→ Problem to solve: Repeat, exactly and completely, the material that follows. Omit the pictures.

• • • • • • •

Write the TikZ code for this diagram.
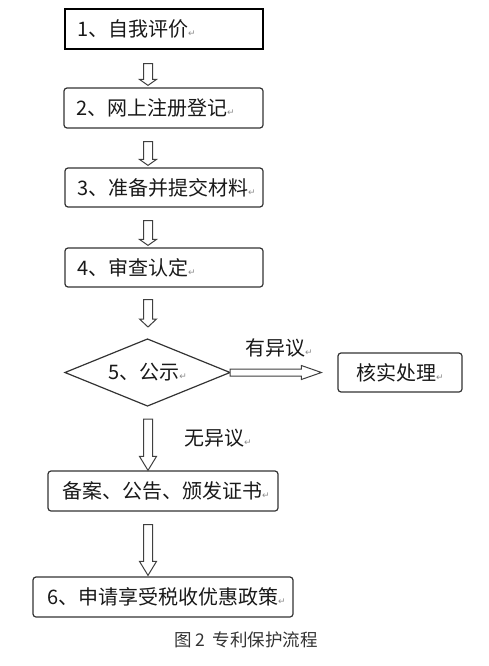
\documentclass[tikz,border=0pt]{standalone}
\usepackage{fontspec}
\setmainfont{Noto Sans CJK SC}
\newfontfamily\dejavu{DejaVu Sans}
\usetikzlibrary{shapes.geometric,calc}
\newcommand\retmark{{\fontsize{9}{9}\selectfont\dejavu\textcolor{black!45}{↵}}}
% vertical hollow arrow: #1 x, #2 from node, #3 to node, #4 top gap, #5 tip gap, #6 head length
\newcommand\varrow[6]{%
  \draw[harrow] let \p1=(#2.south), \p2=(#3.north) in
  (#1-4.5pt,\y1-#4) -- (#1+4.5pt,\y1-#4) -- (#1+4.5pt,\y2+#5+#6) -- (#1+8.5pt,\y2+#5+#6)
  -- (#1,\y2+#5) -- (#1-8.5pt,\y2+#5+#6) -- (#1-4.5pt,\y2+#5+#6) -- cycle;}
\begin{document}
\begin{tikzpicture}[x=1pt,y=-1pt,
  every node/.style={font=\fontsize{20}{23}\selectfont, text=black!90},
  box/.style={draw=black!80, line width=1.2pt, rounded corners=3pt, minimum height=40pt,
    align=left, inner xsep=12pt, inner ysep=0pt},
  harrow/.style={draw=black!75, line width=1pt, fill=white, line join=miter},
  lbl/.style={anchor=west, inner sep=0pt}]
\useasboundingbox (0,0) rectangle (489,666);
\node[box, draw=black, line width=1.4pt, rounded corners=0pt, text width=174pt, minimum height=40pt] (b1) at (164,29) {1、自我评价\retmark};
\node[box, text width=175pt] (b2) at (163.5,108) {2、网上注册登记\retmark};
\node[box, text width=174pt, minimum height=39pt] (b3) at (164,187.5) {3、准备并提交材料\retmark};
\node[box, text width=174pt, minimum height=39pt] (b4) at (164,267.5) {4、审查认定\retmark};
\node[draw=black!80, line width=1.2pt, diamond, aspect=2.5, minimum width=165pt, minimum height=67pt, inner sep=0pt, outer sep=0pt] (d) at (147.5,372.5) {5、公示\retmark};
\node[box, minimum height=39pt, minimum width=124pt, inner xsep=6pt] (b5) at (400,372.5) {核实处理\retmark};
\node[box, text width=202pt, inner xsep=14pt] (b6) at (163,491) {备案、公告、颁发证书\retmark};
\node[box, text width=232pt, inner xsep=14pt] (b7) at (163,597) {6、申请享受税收优惠政策\retmark};
\node[lbl] (l1) at (245,348) {有异议\retmark};
\node[lbl] (l2) at (184,438) {无异议\retmark};
\node[font=\fontsize{17.5}{20}\selectfont, text=black!80] (cap) at (246,640) {图 2\ \ 专利保护流程};
\varrow{148pt}{b1}{b2}{14pt}{2pt}{6pt}
\varrow{148pt}{b2}{b3}{13pt}{2pt}{6pt}
\varrow{148pt}{b3}{b4}{13pt}{2pt}{6pt}
\varrow{148pt}{b4}{d}{12pt}{12pt}{8pt}
\varrow{148pt}{d}{b6}{13pt}{0pt}{14pt}
\varrow{148pt}{b6}{b7}{13pt}{1pt}{14pt}
\draw[harrow] let \p1=(d.east), \p2=(b5.west) in
  (\x1,\y1+3.5pt) -- (\x2-36pt,\y1+3.5pt) -- (\x2-36pt,\y1+7pt) -- (\x2-16pt,\y1)
  -- (\x2-36pt,\y1-7pt) -- (\x2-36pt,\y1-3.5pt) -- (\x1,\y1-3.5pt) -- cycle;
\end{tikzpicture}
\end{document}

• • • • • • •

→ Result for this exercise:
Write the TikZ code for this diagram.
\documentclass[tikz,border=0pt]{standalone}
\usepackage{fontspec}
\setmainfont{Noto Sans CJK SC}
\newfontfamily\dejavu{DejaVu Sans}
\usetikzlibrary{shapes.geometric,calc}
\newcommand\retmark{{\fontsize{9}{9}\selectfont\dejavu\textcolor{black!45}{↵}}}
% vertical hollow arrow: #1 x, #2 from node, #3 to node, #4 top gap, #5 tip gap, #6 head length
\newcommand\varrow[6]{%
  \draw[harrow] let \p1=(#2.south), \p2=(#3.north) in
  (#1-4.5pt,\y1-#4) -- (#1+4.5pt,\y1-#4) -- (#1+4.5pt,\y2+#5+#6) -- (#1+8.5pt,\y2+#5+#6)
  -- (#1,\y2+#5) -- (#1-8.5pt,\y2+#5+#6) -- (#1-4.5pt,\y2+#5+#6) -- cycle;}
\begin{document}
\begin{tikzpicture}[x=1pt,y=-1pt,
  every node/.style={font=\fontsize{20}{23}\selectfont, text=black!90},
  box/.style={draw=black!80, line width=1.2pt, rounded corners=3pt, minimum height=40pt,
    align=left, inner xsep=12pt, inner ysep=0pt},
  harrow/.style={draw=black!75, line width=1pt, fill=white, line join=miter},
  lbl/.style={anchor=west, inner sep=0pt}]
\useasboundingbox (0,0) rectangle (489,666);
\node[box, draw=black, line width=1.4pt, rounded corners=0pt, text width=174pt, minimum height=40pt] (b1) at (164,29) {1、自我评价\retmark};
\node[box, text width=175pt] (b2) at (163.5,108) {2、网上注册登记\retmark};
\node[box, text width=174pt, minimum height=39pt] (b3) at (164,187.5) {3、准备并提交材料\retmark};
\node[box, text width=174pt, minimum height=39pt] (b4) at (164,267.5) {4、审查认定\retmark};
\node[draw=black!80, line width=1.2pt, diamond, aspect=2.5, minimum width=165pt, minimum height=67pt, inner sep=0pt, outer sep=0pt] (d) at (147.5,372.5) {5、公示\retmark};
\node[box, minimum height=39pt, minimum width=124pt, inner xsep=6pt] (b5) at (400,372.5) {核实处理\retmark};
\node[box, text width=202pt, inner xsep=14pt] (b6) at (163,491) {备案、公告、颁发证书\retmark};
\node[box, text width=232pt, inner xsep=14pt] (b7) at (163,597) {6、申请享受税收优惠政策\retmark};
\node[lbl] (l1) at (245,348) {有异议\retmark};
\node[lbl] (l2) at (184,438) {无异议\retmark};
\node[font=\fontsize{17.5}{20}\selectfont, text=black!80] (cap) at (246,640) {图 2\ \ 专利保护流程};
\varrow{148pt}{b1}{b2}{14pt}{2pt}{6pt}
\varrow{148pt}{b2}{b3}{13pt}{2pt}{6pt}
\varrow{148pt}{b3}{b4}{13pt}{2pt}{6pt}
\varrow{148pt}{b4}{d}{12pt}{12pt}{8pt}
\varrow{148pt}{d}{b6}{13pt}{0pt}{14pt}
\varrow{148pt}{b6}{b7}{13pt}{1pt}{14pt}
\draw[harrow] let \p1=(d.east), \p2=(b5.west) in
  (\x1,\y1+3.5pt) -- (\x2-36pt,\y1+3.5pt) -- (\x2-36pt,\y1+7pt) -- (\x2-16pt,\y1)
  -- (\x2-36pt,\y1-7pt) -- (\x2-36pt,\y1-3.5pt) -- (\x1,\y1-3.5pt) -- cycle;
\end{tikzpicture}
\end{document}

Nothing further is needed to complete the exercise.